I’ve found that after proseuchomai conversationally-praying/singing in tongues throughout the day as I do anything and everything, and doing this for a day or two, I will have a ton of directly-spoken/heard prophetic rhema words, visions, and dreams! I encourage you to get Spirit-baptized over and over, routinely being filled to overflowing, “let go” of the mind’s “might and power” that wants to be in control by “understanding everything and being fruitful,” and instead by trusting-relying-faith (a) “let God” have control by proseuchomai conversationally-praying and singing/psalming by the Spirit’s power, even in tongues in your mouth or head! <Notes> a) pistis: relational conviction of trusting reliance.

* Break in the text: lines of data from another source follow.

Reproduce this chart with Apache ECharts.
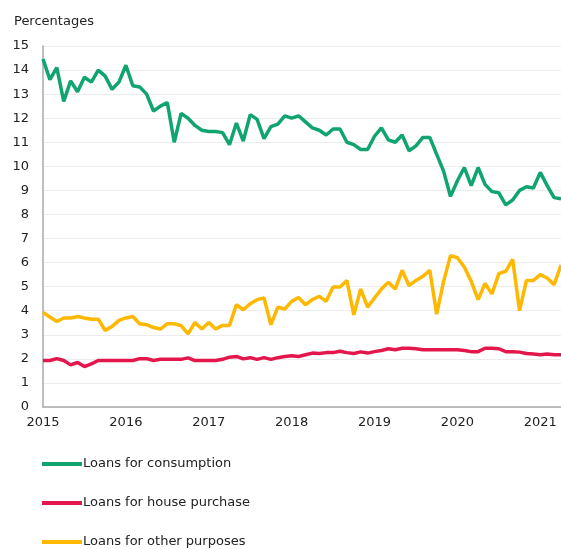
<!DOCTYPE html>
<html>
<head>
<meta charset="utf-8">
<script src="https://cdn.jsdelivr.net/npm/echarts@6/dist/echarts.min.js"></script>
<style>
  html, body { margin: 0; padding: 0; background: #fff; }
  #main { width: 561px; height: 549px; }
</style>
</head>
<body>
<div id="main"></div>
<script>
// monthly, Jan 2015 .. Apr 2021
var months = [];
for (var y = 2015; y <= 2021; y++) {
  for (var m = 1; m <= 12; m++) {
    if (y === 2021 && m > 4) break;
    months.push(y + '-' + (m < 10 ? '0' + m : m));
  }
}

var consumption = [14.46, 13.6, 14.1, 12.7, 13.55, 13.1, 13.7, 13.5, 14.0, 13.75, 13.2, 13.5,
  14.2, 13.35, 13.3, 13.0, 12.3, 12.5, 12.65, 11.0, 12.2, 12.0, 11.7, 11.5,
  11.45, 11.45, 11.4, 10.9, 11.8, 11.05, 12.15, 11.95, 11.15, 11.65, 11.75, 12.1,
  12.0, 12.1, 11.85, 11.6, 11.5, 11.3, 11.55, 11.55, 11.0, 10.9, 10.7, 10.7,
  11.25, 11.6, 11.1, 11.0, 11.3, 10.65, 10.85, 11.2, 11.2, 10.5, 9.8, 8.75,
  9.4, 9.95, 9.2, 9.95, 9.25, 8.95, 8.9, 8.4, 8.6, 9.0, 9.15, 9.1,
  9.75, 9.2, 8.7, 8.65];

var housePurchase = [1.93, 1.93, 2.01, 1.93, 1.75, 1.85, 1.68, 1.79, 1.93, 1.93, 1.93, 1.93,
  1.93, 1.93, 2.01, 2.01, 1.93, 1.98, 1.98, 1.98, 1.98, 2.04, 1.93, 1.93,
  1.93, 1.93, 1.98, 2.07, 2.1, 2.0, 2.05, 1.98, 2.05, 1.98, 2.05, 2.1,
  2.13, 2.1, 2.17, 2.24, 2.22, 2.26, 2.26, 2.32, 2.26, 2.22, 2.29, 2.24,
  2.3, 2.35, 2.42, 2.38, 2.44, 2.44, 2.42, 2.38, 2.38, 2.38, 2.38, 2.38,
  2.38, 2.35, 2.3, 2.3, 2.44, 2.44, 2.42, 2.3, 2.3, 2.28, 2.22, 2.2,
  2.17, 2.2, 2.17, 2.17];

var otherPurposes = [3.93, 3.74, 3.55, 3.7, 3.7, 3.76, 3.7, 3.65, 3.65, 3.18, 3.35, 3.6,
  3.7, 3.76, 3.46, 3.42, 3.3, 3.24, 3.46, 3.46, 3.38, 3.04, 3.51, 3.24,
  3.51, 3.24, 3.39, 3.39, 4.25, 4.04, 4.29, 4.46, 4.53, 3.42, 4.15, 4.07,
  4.39, 4.55, 4.25, 4.46, 4.6, 4.39, 4.99, 4.99, 5.26, 3.83, 4.9, 4.15,
  4.53, 4.9, 5.18, 4.9, 5.68, 5.04, 5.26, 5.43, 5.68, 3.86, 5.22, 6.29,
  6.2, 5.82, 5.22, 4.46, 5.13, 4.7, 5.54, 5.64, 6.13, 4.0, 5.26, 5.26,
  5.5, 5.36, 5.08, 5.9];

var seriesNames = ['Loans for consumption', 'Loans for house purchase', 'Loans for other purposes'];
var colors = ['#10a46f', '#e3174c', '#ffb800'];

var chart = echarts.init(document.getElementById('main'));

function lineSeries(name, data, color) {
  return {
    name: name, type: 'line', data: data, symbol: 'none',
    lineStyle: { width: 3.5, color: color }, itemStyle: { color: color }
  };
}

chart.setOption({
  animation: false,
  backgroundColor: '#fff',
  textStyle: { fontFamily: 'DejaVu Sans' },
  title: {
    text: 'Percentages', left: 9, top: 10,
    textStyle: { fontSize: 13, fontWeight: 'normal', color: '#222', fontFamily: 'DejaVu Sans' }
  },
  grid: { left: 43, right: -3, top: 46, bottom: 142 },
  legend: {
    orient: 'vertical', left: 42, top: 457, itemGap: 25, padding: 0,
    icon: 'rect', itemWidth: 40, itemHeight: 4,
    textStyle: { fontSize: 13, color: '#222', lineHeight: 14, padding: [0, 0, 0, -4] },
    data: seriesNames
  },
  xAxis: {
    type: 'category', data: months, boundaryGap: false,
    axisLine: { lineStyle: { color: '#aaa', width: 1.5 } },
    axisTick: { show: false },
    axisLabel: {
      interval: 11, color: '#222', fontSize: 13, margin: 9,
      formatter: function (v) { return v.slice(0, 4); }
    },
    splitLine: { show: false }
  },
  yAxis: {
    type: 'value', min: 0, max: 15, interval: 1,
    axisLine: { show: true, lineStyle: { color: '#aaa', width: 1.5 } },
    axisTick: { show: false },
    axisLabel: { color: '#222', fontSize: 13, margin: 14 },
    splitLine: { lineStyle: { color: '#ececec', width: 1 } }
  },
  series: [
    lineSeries(seriesNames[0], consumption, colors[0]),
    lineSeries(seriesNames[1], housePurchase, colors[1]),
    lineSeries(seriesNames[2], otherPurposes, colors[2])
  ]
});
</script>
</body>
</html>
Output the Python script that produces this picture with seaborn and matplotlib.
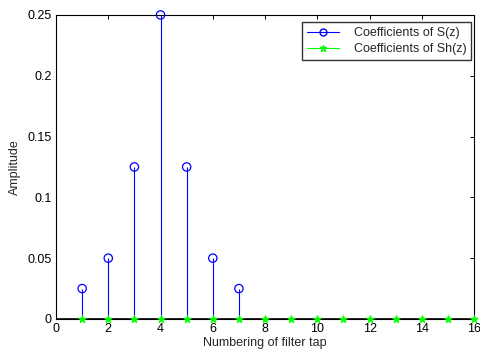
import numpy as np
import pandas as pd
import matplotlib
matplotlib.use("Agg")
import matplotlib.pyplot as plt
from matplotlib.legend_handler import HandlerLine2D
from matplotlib.lines import Line2D
import seaborn as sns

# Filter taps and coefficients
s_taps = [1, 2, 3, 4, 5, 6, 7]
s_coeffs = [0.025, 0.05, 0.125, 0.25, 0.125, 0.05, 0.025]
sh_taps = list(range(1, 17))
sh_coeffs = [0.0] * 16

x_ticks = [0, 2, 4, 6, 8, 10, 12, 14, 16]
y_ticks = [0, 0.05, 0.1, 0.15, 0.2, 0.25]

sns.set_style("white")
plt.rcParams["font.family"] = ["Liberation Sans", "DejaVu Sans"]

df_s = pd.DataFrame({"tap": s_taps, "coef": s_coeffs})
df_sh = pd.DataFrame({"tap": sh_taps, "coef": sh_coeffs})

fig = plt.figure(figsize=(4.8, 3.56), dpi=100)
ax = fig.add_axes([0.1167, 0.104, 0.871, 0.854])

blue = "#0000ff"
green = "#00ff00"

# Stems
ax.vlines(df_s["tap"], 0, df_s["coef"], color=blue, lw=0.8, zorder=2)
ax.vlines(df_sh["tap"], 0, df_sh["coef"], color=green, lw=0.8, zorder=2)
ax.axhline(0, color="black", lw=1.2, zorder=3)

# Markers
sns.scatterplot(data=df_s, x="tap", y="coef", ax=ax, marker="o",
                facecolor="none", edgecolor=blue, linewidth=0.9, s=36,
                zorder=4, legend=False, clip_on=False)
sns.scatterplot(data=df_sh, x="tap", y="coef", ax=ax, marker="*",
                color=green, edgecolor=green, linewidth=0.8, s=30,
                zorder=5, legend=False, clip_on=False)

ax.set_xlim(0, 16)
ax.set_ylim(0, 0.25)
ax.set_xticks(x_ticks)
ax.set_yticks(y_ticks)
ax.set_xticklabels([str(v) for v in x_ticks])
ax.set_yticklabels(["0", "0.05", "0.1", "0.15", "0.2", "0.25"])
ax.tick_params(direction="in", length=3, width=0.7, top=True, right=True,
               labelsize=9, colors="black", pad=3)
for sp in ax.spines.values():
    sp.set_visible(True)
    sp.set_color("black")
    sp.set_linewidth(0.8)
ax.set_xlabel("Numbering of filter tap", fontsize=9, labelpad=1)
ax.set_ylabel("Amplitude", fontsize=9, labelpad=5)
ax.grid(False)


class EndMarkerHandler(HandlerLine2D):
    def get_xdata(self, legend, xdescent, ydescent, width, height, fontsize):
        xdata = np.array([-xdescent, -xdescent + width])
        return xdata, np.array([xdata[-1]])


h1 = Line2D([], [], color=blue, lw=0.8, marker="o", markerfacecolor="none",
            markeredgecolor=blue, markersize=5)
h2 = Line2D([], [], color=green, lw=0.8, marker="*", markersize=5)
leg = ax.legend([h1, h2], ["Coefficients of S(z)", "Coefficients of Sh(z)"],
                loc="upper right", bbox_to_anchor=(0.993, 0.977),
                fontsize=9, frameon=True, fancybox=False,
                edgecolor="black", handlelength=2.5, handletextpad=1.2,
                borderpad=0.4, labelspacing=0.35, borderaxespad=0.0,
                handler_map={Line2D: EndMarkerHandler(numpoints=1)})
leg.get_frame().set_linewidth(1.0)

fig.savefig("out.png", dpi=100)
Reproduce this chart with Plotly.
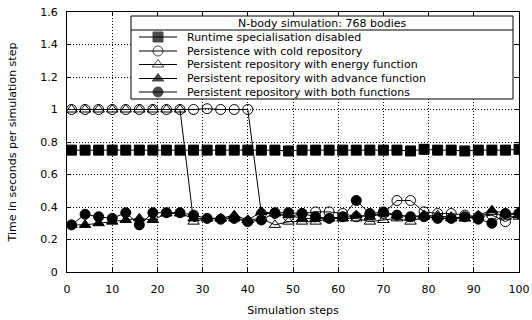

Let’s not put God in a box, because by definition prophecy does not need to involve words. A picture given by God is just as prophetic because it reveals the mind/heart of God, and we all know that “a picture is worth a 1000 words” – I’d say 10,000 words! Every musician knows that music is just another language, frequencies arranged to convey meaning, just as many languages are not only picture-based but also music-based so that tone differences change the meaning of identical-looking words. So even if a musician isn’t proseuchomai conversationally-praying in tongues unto God or even under his breath while they are playing, the Spirit can just as easily be communicating the mind/heart of God to people through the arrangements of frequencies that their inward man may understand even if their human mind doesn’t, and so the music is still prophetic, and still communicating the directly-spoken/heard prophetic rhema words of God! What really matters is if the anointing of God is on the musician and the music, or is not!